Monday, April 20, 2009

Kairos - Thank You For Your Prayers

I am very tired - but it is a good tired. I got home from Kairos #27 at Coffield at about 8:30 last night. I was so stoked that I didn't get to sleep until about 11:00 - although I went to bed at 9:30pm.

I hosted two participants. A host's job in Kairos is to be a friend and contact for the weekend. I met my participants for cookies, fruit, and coffee each morning and checked on them during the day.

Thursday started slow (as is normal).

Friday, my participants opened up a little bit. One described himself as one with one foot in the Church and one in the world. The other one was very reserved and said he didn't really need other people.

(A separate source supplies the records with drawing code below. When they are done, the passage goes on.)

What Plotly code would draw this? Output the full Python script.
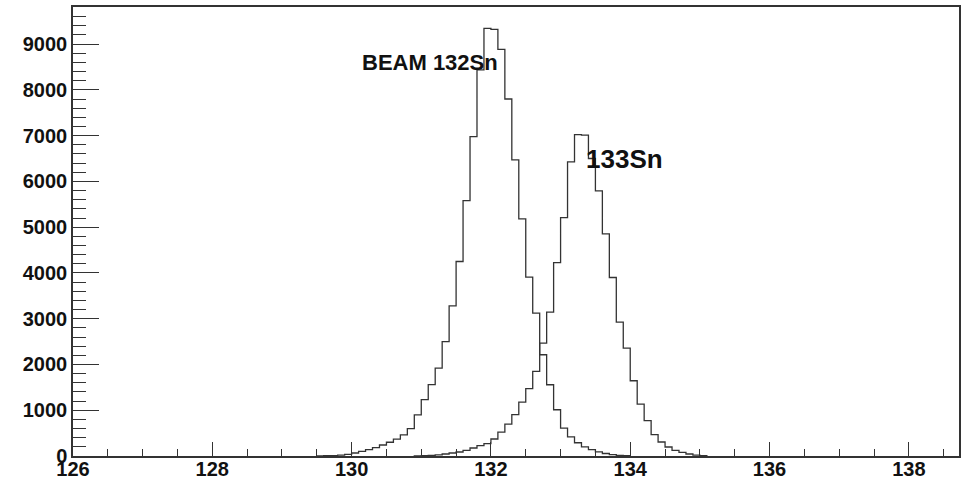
import plotly.graph_objects as go
import numpy as np

# Histogram binning (bin width 0.1)
bin_width = 0.1
beam_start = 129.5
beam_counts = [3, 5, 8, 20, 35,
               65, 100, 140, 185, 240, 300, 370, 460, 600, 900,
               1230, 1560, 1920, 2500, 3280, 4250, 5580, 6980, 8435, 9345,
               9323, 8886, 7800, 6470, 5181, 3908, 3122, 2212, 1557, 1011,
               611, 420, 290, 200, 140, 90, 55, 30, 15, 5]
sn133_start = 130.9
sn133_counts = [3,
                8, 15, 25, 44, 65, 87, 122, 175, 225, 269,
                371, 520, 695, 902, 1179, 1470, 1847, 2467, 3144, 4227,
                5210, 6426, 7022, 7009, 6500, 5793, 4854, 3900, 2926, 2358,
                1644, 1135, 771, 465, 306, 197, 122, 79, 44, 20,
                5]

x_ticks = [126, 128, 130, 132, 134, 136, 138]
y_ticks = [0, 1000, 2000, 3000, 4000, 5000, 6000, 7000, 8000, 9000]
labels = [("BEAM 132Sn", 130.12, 8590, 22), ("133Sn", 133.33, 6496, 26)]


def step_xy(start, counts):
    n = len(counts)
    edges = [round(start + i * bin_width, 4) for i in range(n + 1)]
    xs = [edges[0]] + edges[:-1] + [edges[-1]]
    ys = [0] + list(counts) + [0]
    return xs, ys


fig = go.Figure()
for start, counts in [(beam_start, beam_counts), (sn133_start, sn133_counts)]:
    xs, ys = step_xy(start, counts)
    fig.add_trace(go.Scatter(x=xs, y=ys, mode="lines", line_shape="hv",
                             line=dict(color="#333333", width=1.3),
                             showlegend=False, hoverinfo="skip"))

for text, x, y, size in labels:
    fig.add_annotation(x=x, y=y, text=text, showarrow=False, xanchor="left",
                       yanchor="middle",
                       font=dict(family="Liberation Sans", size=size,
                                 color="#111111", weight="bold"))

tickfont = dict(family="Liberation Sans", size=20, color="#111111", weight="bold")
fig.update_layout(
    width=971, height=481,
    margin=dict(l=73, r=12, t=7, b=25),
    paper_bgcolor="white", plot_bgcolor="white",
    xaxis=dict(range=[126, 138.72], tickvals=x_ticks, ticks="inside",
               ticklen=14, tickwidth=1.2, tickcolor="#333333", automargin=False,
               ticklabelstandoff=-6,
               showgrid=False, zeroline=False, showline=True, mirror=True,
               linecolor="#333333", linewidth=1.5, tickfont=tickfont,
               minor=dict(ticks="inside", ticklen=7, dtick=0.5, tick0=126,
                          tickcolor="#333333", tickwidth=1.2, showgrid=False)),
    yaxis=dict(range=[0, 9810], tickvals=y_ticks, ticks="inside",
               ticklen=26, tickwidth=1.2, tickcolor="#333333", automargin=False,
               showgrid=False, zeroline=False, showline=True, mirror=True,
               linecolor="#333333", linewidth=1.5, tickfont=tickfont,
               minor=dict(ticks="inside", ticklen=13, dtick=200, tick0=0,
                          tickcolor="#333333", tickwidth=1.2, showgrid=False)),
)

fig.write_html("out.html")
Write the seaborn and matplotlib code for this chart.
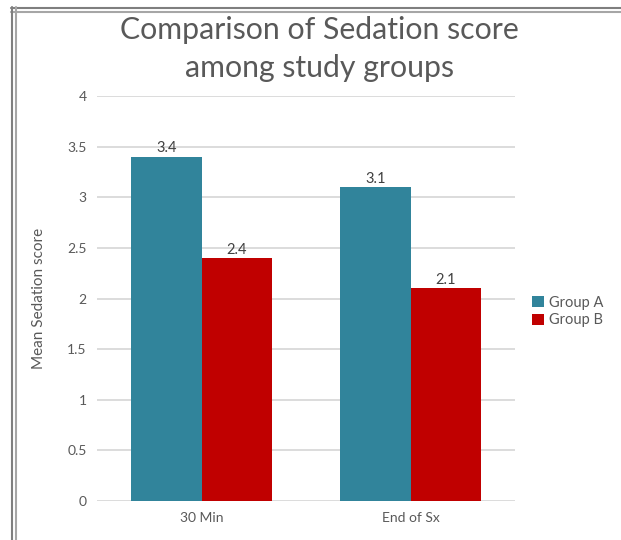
import matplotlib
matplotlib.use("Agg")
import matplotlib.pyplot as plt
import seaborn as sns
import pandas as pd
from matplotlib.lines import Line2D

categories = ["30 Min", "End of Sx"]
group_a = [3.4, 3.1]
group_b = [2.4, 2.1]
series = ["Group A", "Group B"]
yticks = [0, 0.5, 1, 1.5, 2, 2.5, 3, 3.5, 4]
ytick_labels = ["0", "0.5", "1", "1.5", "2", "2.5", "3", "3.5", "4"]

df = pd.DataFrame({
    "Time": categories * 2,
    "Score": group_a + group_b,
    "Group": [series[0]] * len(categories) + [series[1]] * len(categories),
})

sns.set_theme(style="white")
plt.rcParams["font.family"] = ["Lato", "DejaVu Sans"]

fig = plt.figure(figsize=(6.21, 5.40), dpi=100)
ax = fig.add_axes([97 / 621, 1 - 501 / 540, 418 / 621, 405 / 540])

palette = {"Group A": "#31849B", "Group B": "#C00000"}
sns.barplot(data=df, x="Time", y="Score", hue="Group", palette=palette,
            width=0.67, gap=0, linewidth=0, saturation=1, ax=ax, zorder=3,
            legend=True)

ax.set_ylim(0, 4)
ax.set_xlim(-0.5, 1.5)
ax.set_yticks(yticks)
ax.set_yticklabels(ytick_labels)
ax.yaxis.grid(True, color="#D9D9D9", linewidth=1.3, zorder=0)
ax.set_axisbelow(True)
for s in ax.spines.values():
    s.set_visible(False)
ax.tick_params(axis="both", length=0, colors="#595959", labelsize=10)
ax.tick_params(axis="y", pad=7.5)
ax.tick_params(axis="x", pad=8)
ax.set_xlabel("")
ax.set_ylabel("Mean Sedation score", color="#595959", fontsize=11)
ax.yaxis.set_label_coords((46 - 97) / 418, 0.5)

for cont in ax.containers:
    ax.bar_label(cont, labels=[f"{v:.1f}" for v in cont.datavalues],
                 color="#404040", fontsize=10.5, padding=1)

leg = ax.legend(loc="center left", bbox_to_anchor=(1.01, 0.468), frameon=False,
                fontsize=10.5, handlelength=0.8, handleheight=0.8,
                handletextpad=0.35, labelspacing=0.25)
for t in leg.get_texts():
    t.set_color("#595959")

fig.text(0.514, 1 - 49 / 540, "Comparison of Sedation score\namong study groups",
         ha="center", va="center", fontsize=21.8, color="#595959", linespacing=1.45)

# outer frame lines
W, H = 621, 540
for y, c in [(7.5, "#7F7F7F"), (11.5, "#A6A6A6")]:
    fig.add_artist(Line2D([11 / W, 1], [1 - y / H] * 2, color=c, linewidth=1.5,
                          transform=fig.transFigure))
for x, c in [(11.5, "#7F7F7F"), (15.5, "#A6A6A6")]:
    fig.add_artist(Line2D([x / W] * 2, [0, 1 - 7 / H], color=c, linewidth=1.5,
                          transform=fig.transFigure))

fig.savefig("out.png", dpi=100)
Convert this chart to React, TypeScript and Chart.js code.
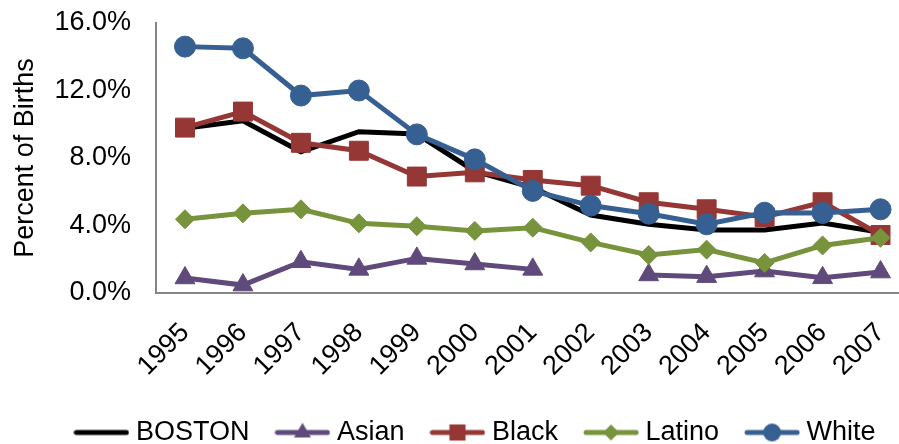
import React, { useEffect, useRef } from "react";
import { Chart, registerables } from "chart.js";

Chart.register(...registerables);

const years = ["1995", "1996", "1997", "1998", "1999", "2000", "2001", "2002", "2003", "2004", "2005", "2006", "2007"];
const boston = [9.76, 10.2, 8.37, 9.56, 9.42, 7.22, 6.25, 4.62, 4.08, 3.73, 3.73, 4.15, 3.6];
const asian = [0.89, 0.47, 1.85, 1.4, 2.05, 1.72, 1.4, null, 1.07, 0.97, 1.3, 0.9, 1.24];
const black = [9.8, 10.75, 8.9, 8.43, 6.9, 7.15, 6.7, 6.36, 5.38, 4.96, 4.5, 5.38, 3.44];
const latino = [4.37, 4.72, 4.96, 4.13, 3.96, 3.68, 3.87, 3.0, 2.25, 2.57, 1.78, 2.82, 3.27];
const white = [14.6, 14.5, 11.7, 12.0, 9.4, 7.92, 6.05, 5.18, 4.7, 4.07, 4.76, 4.74, 4.96];
const yTicks = [0, 4, 8, 12, 16];

const seriesNames = ["BOSTON", "Asian", "Black", "Latino", "White"];
const seriesColors = ["#000000", "#604A7B", "#953735", "#77933C", "#376092"];
const seriesStyles = [false, "triangle", "rect", "rectRot", "circle"];
const seriesRadius = [0, 11.5, 13.4, 9.5, 10.5];

function legendImage(color: string, style: any, radius: number): HTMLCanvasElement {
  const c = document.createElement("canvas");
  c.width = 56;
  c.height = 28;
  const ctx = c.getContext("2d")!;
  const cy = 14;
  ctx.strokeStyle = color;
  ctx.fillStyle = color;
  ctx.lineWidth = 5;
  ctx.lineCap = "round";
  ctx.beginPath();
  ctx.moveTo(3, cy);
  ctx.lineTo(53, cy);
  ctx.stroke();
  const cx = 28;
  const r = radius * 0.85;
  ctx.beginPath();
  if (style === "circle") {
    ctx.arc(cx, cy, r, 0, Math.PI * 2);
  } else if (style === "rect") {
    const s = Math.SQRT1_2 * r;
    ctx.rect(cx - s, cy - s, 2 * s, 2 * s);
  } else if (style === "rectRot") {
    ctx.moveTo(cx - r, cy);
    ctx.lineTo(cx, cy - r);
    ctx.lineTo(cx + r, cy);
    ctx.lineTo(cx, cy + r);
    ctx.closePath();
  } else if (style === "triangle") {
    ctx.moveTo(cx, cy - r);
    ctx.lineTo(cx + 0.866 * r, cy + r / 2);
    ctx.lineTo(cx - 0.866 * r, cy + r / 2);
    ctx.closePath();
  }
  if (style) ctx.fill();
  return c;
}

const FONT = "'Liberation Sans', Arial, sans-serif";

export default function App() {
  const ref = useRef<HTMLCanvasElement>(null);
  useEffect(() => {
    const values = [boston, asian, black, latino, white];
    const datasets = seriesNames.map((name, i) => ({
      label: name,
      data: values[i],
      borderColor: seriesColors[i],
      backgroundColor: seriesColors[i],
      borderWidth: 5,
      pointStyle: seriesStyles[i] as any,
      pointRadius: seriesRadius[i],
      pointBorderWidth: 1,
      pointBackgroundColor: seriesColors[i],
      pointBorderColor: seriesColors[i],
      order: 4 - i,
      spanGaps: false,
      tension: 0,
    }));
    const images = seriesNames.map((_, i) => legendImage(seriesColors[i], seriesStyles[i], seriesRadius[i]));
    const legendShift = {
      id: "legendShift",
      afterLayout(chart: any) {
        const lg = chart.legend;
        if (!lg) return;
        const dx = 14;
        const dy = 12;
        lg.left += dx;
        lg.right += dx;
        lg.top += dy;
        lg.bottom += dy;
      },
    };
    const chart = new Chart(ref.current!, {
      type: "line",
      data: { labels: years, datasets },
      plugins: [legendShift],
      options: {
        animation: false,
        responsive: false,
        maintainAspectRatio: false,
        layout: { padding: { top: 23, left: 0, right: 0, bottom: 0 } },
        plugins: {
          tooltip: { enabled: false },
          legend: {
            position: "bottom",
            labels: {
              usePointStyle: true,
              pointStyleWidth: 42,
              padding: 32,
              color: "#000000",
              font: { family: FONT, size: 27 },
              generateLabels: () =>
                seriesNames.map((name, i) => ({
                  text: name,
                  fillStyle: seriesColors[i],
                  strokeStyle: seriesColors[i],
                  lineWidth: 0,
                  pointStyle: images[i],
                  hidden: false,
                  datasetIndex: i,
                  fontColor: "#000000",
                })),
            },
          },
        },
        scales: {
          x: {
            type: "category",
            offset: true,
            grid: { display: false, drawTicks: false },
            border: { display: true, color: "#868686", width: 2 },
            ticks: {
              color: "#000000",
              font: { family: FONT, size: 27 },
              minRotation: 45,
              maxRotation: 45,
              padding: 24,
              autoSkip: false,
            },
            afterFit: (s: any) => {
              s.height = 82;
            },
          },
          y: {
            min: 0,
            max: 16,
            grid: { display: false, drawTicks: false },
            border: { display: true, color: "#868686", width: 2 },
            afterBuildTicks: (s: any) => {
              s.ticks = yTicks.map((v) => ({ value: v }));
            },
            ticks: {
              color: "#000000",
              font: { family: FONT, size: 27 },
              padding: 25,
              callback: (v: any) => Number(v).toFixed(1) + "%",
            },
            title: {
              display: true,
              text: "Percent of Births",
              color: "#000000",
              font: { family: FONT, size: 27 },
              padding: { top: 9, bottom: 0 },
            },
            afterFit: (s: any) => {
              s.width = 156;
              s.paddingTop = 0;
              s.paddingBottom = 0;
            },
          },
        },
      },
    });
    return () => chart.destroy();
  }, []);
  return (
    <div style={{ position: "fixed", left: 0, top: 0, width: 899, height: 444, overflow: "hidden", background: "#fff" }}>
      <canvas ref={ref} width={928} height={444} style={{ display: "block" }} />
    </div>
  );
}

I gave the "Friendship with God" talk on Friday in which we showed the men that God isn't looking for them to sin, but is reaching out to them for a relationship with them. I also gave a quick homily on Isaiah 49 - where God says that He has inscribed us on His hands.

Saturday, I had the joy of hearing an inmate's confession of faith in Jesus Christ as he said he was tired of fighting and being defeated. He accepted Jesus Christ as his Lord and Savior.

Sunday, one of the two participants I was hosting also made a confession of faith and accepted Jesus Christ as Lord and Savior. The other participant I was hosting also made a confession of faith to his family leader.

Please continue to pray for the men. Particularly the men who I heard either commit for the first time or recommit. Pray for Robert, Jessie A., Jessie T, Albert, Beck, Steven, and Juan.

There is one man who pointedly did not commit to Jesus, but said he would think about it. "Joe" is a rather intellectual person who is well read and philosophy and theology. I didn't get a chance to talk with him too much, but his father was an Odinist (Norse Pagan) and both his father and grand father spent significant time in prison. Pray that God would enlighten Joe's heart and mind to understand the His truth.

Again, thank you for the prayers and support for the weekend. While the struggles of TEC are many (and one of the Coffield Chaplains joked with me about TEC and its struggles), they pale in comparison to the work of reaching the lost and forgotten with the reconciling love of God and His power to make all things new. If only TEC's leadership knew the love of God and submitted to His will. But it is infinitely harder to convince those that think they are saved that they need salvation. Those who know they are lost already know their need.